Fitzcarraldo (1982)

Written by Wuchak on September 13, 2020

Apocalypse Now in the Amazon headwaters

Called Fitzcarraldo by the Indians, an Irishman (Klaus Kinski) living in Iquitos, Peru, dreams of bringing Grand Opera to the jungle city in the Amazon Basin. It’s the early 1900s and there’s a rubber boom. To fund his dream he decides to exploit a considerable area of rubber trees growing beyond the impassable Ucayali Falls. To get to this remote area he incredibly has his steamboat lifted over a hill from another branch of the Amazon with the assistance of notorious headhunters. Claudia Cardinale plays his girlfriend, a successful brothel owner.

Werner Herzog’s “Fitzcarraldo” (1982) is superior to his “Aguirre, the Wrath of God” (1972), which was shot in the same general area, the Amazon basin east of the Andes Mountains. It’s longer by just over an hour, but it has a more compelling story. “Aguirre” influenced Coppola’s “Apocalypse Now” (1979) but “Apocalypse Now” likely influenced “Fitzcarraldo.” The difference is that “Apocalypse Now” took advantage of its infamous setting, the Vietnam War, whereas few people know of the rubber boom of the early 20th century in the Iquitos area.
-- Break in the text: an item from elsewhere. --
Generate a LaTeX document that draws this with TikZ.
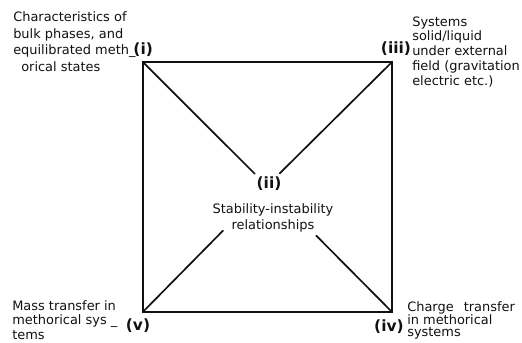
\documentclass[tikz,border=0pt]{standalone}
\usepackage{fontspec}
\setmainfont{DejaVu Sans}
\definecolor{ink}{HTML}{111111}
\usetikzlibrary{positioning, calc}
\tikzset{
  note/.style={
    font=\fontsize{9.2}{#1}\selectfont, text=ink,
    align=left, anchor=north west, inner sep=0pt
  },
  note/.default=10.5pt,
  tag/.style={font=\fontsize{11}{12}\selectfont\bfseries, text=ink, inner sep=0pt},
  edge/.style={draw=ink, line width=1.2pt, line cap=round},
}
\begin{document}
\begin{tikzpicture}
    \useasboundingbox (0,0) rectangle (13.05,8.575);

    % corners of the square and its middle
    \coordinate (tl) at (3.57,7.025);
    \coordinate (tr) at (9.8,7.025);
    \coordinate (bl) at (3.57,0.775);
    \coordinate (br) at (9.8,0.775);
    \coordinate (c) at (6.675,3.925);

    \draw[edge] (tl) rectangle (br);
    \draw[edge, shorten >=0.43cm] (tl) -- (c);
    \draw[edge, shorten >=0.45cm] (tr) -- (c);
    \draw[edge, shorten >=1.57cm] (bl) -- (c);
    \draw[edge, shorten >=1.75cm] (br) -- (c);

    % roman labels
    \node[tag] (i) at (3.58,7.325) {(i)};
    \node[tag] (ii) at (6.725,3.975) {(ii)};
    \node[tag] (iii) at (9.9,7.35) {(iii)};
    \node[tag] (iv) at (9.725,0.4) {(iv)};
    \node[tag] (v) at (3.45,0.425) {(v)};

    % texts
    \node[note=11.8pt] (bulk) at (0.325,8.29)
      {Characteristics of\\bulk phases, and\\equilibrated meth\_\\\hspace{0.2cm}orical states};
    \node[note=10.5pt] (field) at (10.3,8.17)
      {Systems\\solid/liquid\\under external\\field (gravitation\\electric etc.)};
    \node[note=10.4pt] (mass) at (0.3,1.07)
      {Mass transfer in\\methorical sys \_\\tems};
    \node[note=9.2pt] (charge) at (10.175,1.05)
      {Charge\hspace{0.15cm} transfer\\in methorical\\systems};
    \node[note=11pt, align=center, anchor=north] (rel) at (6.825,3.48)
      {Stability-instability\\relationships};
  \end{tikzpicture}
\end{document}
There’s also less thrills in “Fitzcarraldo.” It’s more impenetrable and all-around curious, a cinematic oddity. Yet it has its highlights, including the core cast, e.g. the burly captain, the impressively hulking indigenous engineer and the drunkard cook. What’s it all about? The beauty of art, great dreams, indomitable will, mysterious cultures, devastating failure and… winning anyway.

The film runs 2 hours, 37 minutes, and was shot in the Iquitos area, Peru, and Amazonas, Brazil, including a couple Tribal Regions.